The Ghost of Christmas Yet to Come, shrouded in black, does not speak to Scrooge, only points to where he needs to. Scrooge sees vagrants pawning off a dead man’s things, thankful and almost celebrating his death. Here, Scrooge learns of his own death, resulting in the death of Bob Cratchit’s son, Tiny Tim. Scrooge vows to change his ways and become a better man not only to himself but for others as well.
Perhaps the most well-known spirit of the three, this Ghost represents death. It shows Scrooge his grave, his death, and Tiny Tim’s death.
One may stop to ask why it is called the Ghost of Yet to Come if it is death? What does the future lie for all of us one day, regardless of what happens a day from now or twenty years from now? When it comes to those, all of our’s are the same.
Death. Our future is death.
Death for many, as it is for Scrooge, is quite a substantial fear. Some of us fear what life after Death might possibly be. What happens? Where do we go? Others fear that they will die before they can do everything they want to do in life. Winter is often connected to death as well, people dying from the cold and sickness.
It would be easy to believe that this is a manifestation of Dickens’ fear of death.
But this is what he has to say about it:
"Death is a mighty, universal truth. It is an exquisite and beautiful thing in our nature, that, when the heart is touched and softened by some tranquil happiness or affectionate feeling, the memory of the dead comes over it most powerfully and irresistibly.”
Perhaps not as fearful as we may think. Then why include these terrifying thoughts of death?
Perhaps as a reminder.
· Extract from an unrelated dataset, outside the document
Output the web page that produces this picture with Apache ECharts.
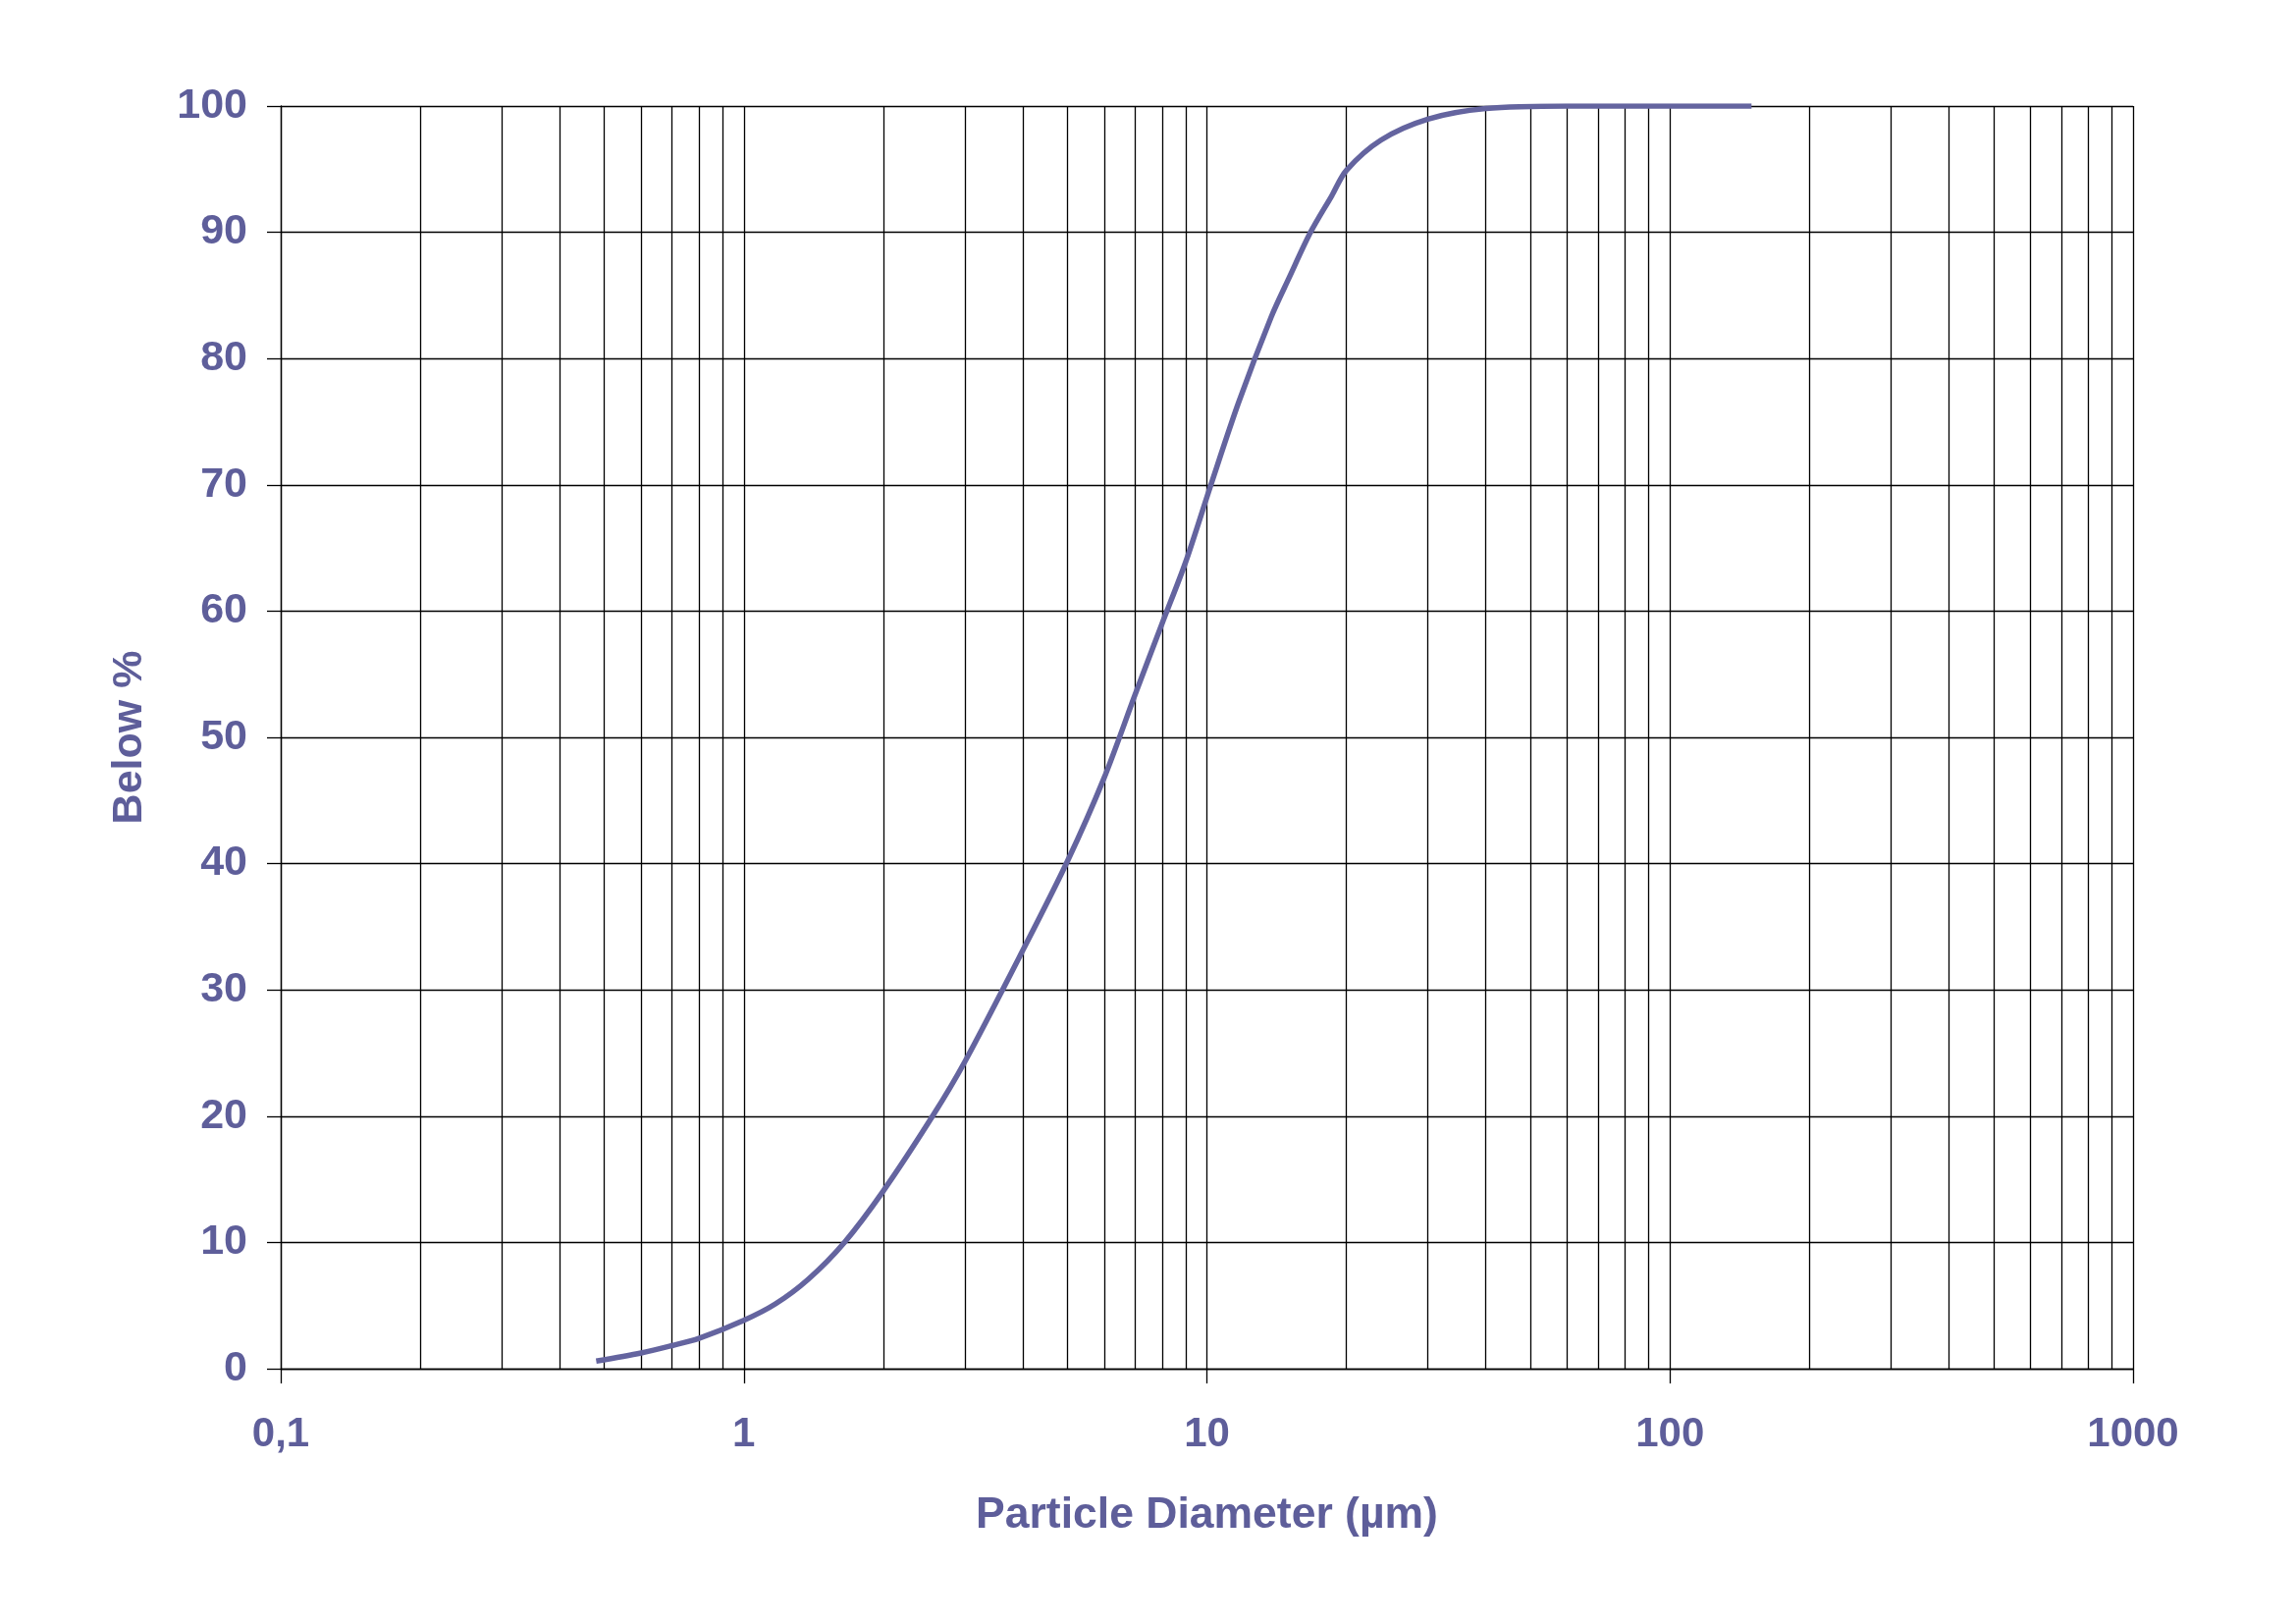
<!DOCTYPE html>
<html>
<head>
<meta charset="utf-8">
<script src="https://cdn.jsdelivr.net/npm/echarts@6/dist/echarts.min.js"></script>
<style>
html,body{margin:0;padding:0;background:#fff;}
#chart{width:2339px;height:1653px;}
</style>
</head>
<body>
<div id="chart"></div>
<script>
// Particle diameter (µm) and cumulative % below
var diameters = [0.48, 0.6, 0.7, 0.8, 1.0, 1.17, 1.377, 1.647, 2.0, 2.556, 3.0, 4.0, 5.0, 6.0, 7.0, 8.0, 9.0, 10.2, 11.7, 13.77, 15.05, 16.74, 18.61, 20, 23.75, 30, 40, 60, 100, 150];
var belowPct  = [0.6, 1.24, 1.83, 2.4, 3.83, 5.13, 7.08, 9.98, 14.07, 20.0, 24.3, 33.1, 40.2, 46.8, 53.4, 59.0, 63.9, 70.0, 76.5, 83.3, 86.4, 90.0, 92.9, 94.9, 97.3, 98.96, 99.8, 100, 100, 100];

// Axis ticks / labels
var xTickValues = [0.1, 1, 10, 100, 1000];
var xTickLabels = ['0,1', '1', '10', '100', '1000'];
var minorGridValues = [0.2,0.3,0.4,0.5,0.6,0.7,0.8,0.9, 2,3,4,5,6,7,8,9, 20,30,40,50,60,70,80,90, 200,300,400,500,600,700,800,900];

var xTitle = 'Particle Diameter (µm)';
var yTitle = 'Below %';

var textColor = '#5e5e9a';
var lineColor = '#64649f';
var fontFam = '"Liberation Sans", Arial, sans-serif';

var chart = echarts.init(document.getElementById('chart'), null, {renderer: 'canvas'});

var seriesData = diameters.map(function (d, i) { return [d, belowPct[i]]; });

chart.setOption({
  animation: false,
  backgroundColor: '#ffffff',
  grid: { left: 286, top: 108, right: 166, bottom: 259, containLabel: false },
  xAxis: {
    type: 'log',
    logBase: 10,
    min: 0.1,
    max: 1000,
    name: xTitle,
    nameLocation: 'middle',
    nameGap: 127,
    nameTextStyle: { color: textColor, fontFamily: fontFam, fontWeight: 'bold', fontSize: 44.5 },
    axisLine: { show: true, lineStyle: { color: '#000', width: 1.3 } },
    axisTick: { show: true, inside: false, length: 15, lineStyle: { color: '#000', width: 1.3 } },
    axisLabel: {
      color: textColor, fontFamily: fontFam, fontWeight: 'bold', fontSize: 42, margin: 46,
      formatter: function (v) {
        for (var i = 0; i < xTickValues.length; i++) {
          if (Math.abs(Math.log10(v) - Math.log10(xTickValues[i])) < 1e-6) return xTickLabels[i];
        }
        return '';
      }
    },
    splitLine: { show: true, lineStyle: { color: '#000', width: 1.3 } },
    minorTick: { show: false },
    minorSplitLine: { show: false }
  },
  yAxis: {
    type: 'value',
    min: 0,
    max: 100,
    interval: 10,
    name: yTitle,
    nameLocation: 'middle',
    nameGap: 132,
    nameRotate: 90,
    nameTextStyle: { color: textColor, fontFamily: fontFam, fontWeight: 'bold', fontSize: 43 },
    axisLine: { show: true, lineStyle: { color: '#000', width: 1.3 } },
    axisTick: { show: true, inside: false, length: 14, lineStyle: { color: '#000', width: 1.3 } },
    axisLabel: { color: textColor, fontFamily: fontFam, fontWeight: 'bold', fontSize: 43, margin: 34 },
    splitLine: { show: true, lineStyle: { color: '#000', width: 1.3 } }
  },
  series: [
    {
      type: 'line',
      data: seriesData,
      smooth: 0.3,
      showSymbol: false,
      symbol: 'none',
      lineStyle: { color: lineColor, width: 5.5 },
      z: 5,
      markLine: {
        silent: true,
        symbol: ['none', 'none'],
        label: { show: false },
        lineStyle: { color: '#000', width: 1.3, type: 'solid' },
        emphasis: { disabled: true },
        data: minorGridValues.map(function (v) { return { xAxis: v }; }),
        z: 1
      }
    }
  ]
});
</script>
</body>
</html>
It is a reminder that we will all face death at some point in our lives and that it shouldn’t be something to be afraid of. Or perhaps it is used as a scare tactic, a way for people to change their ways like Scrooge before it’s too late.
For in death comes judgment. Judgment of whether our time on Earth grants us salvation in paradise or damnation in misery.
If that were the case, you’d know people out there would be a little less ignorant and wanting and a little more charitable.
Perhaps that was the carol Dickens was singing all along.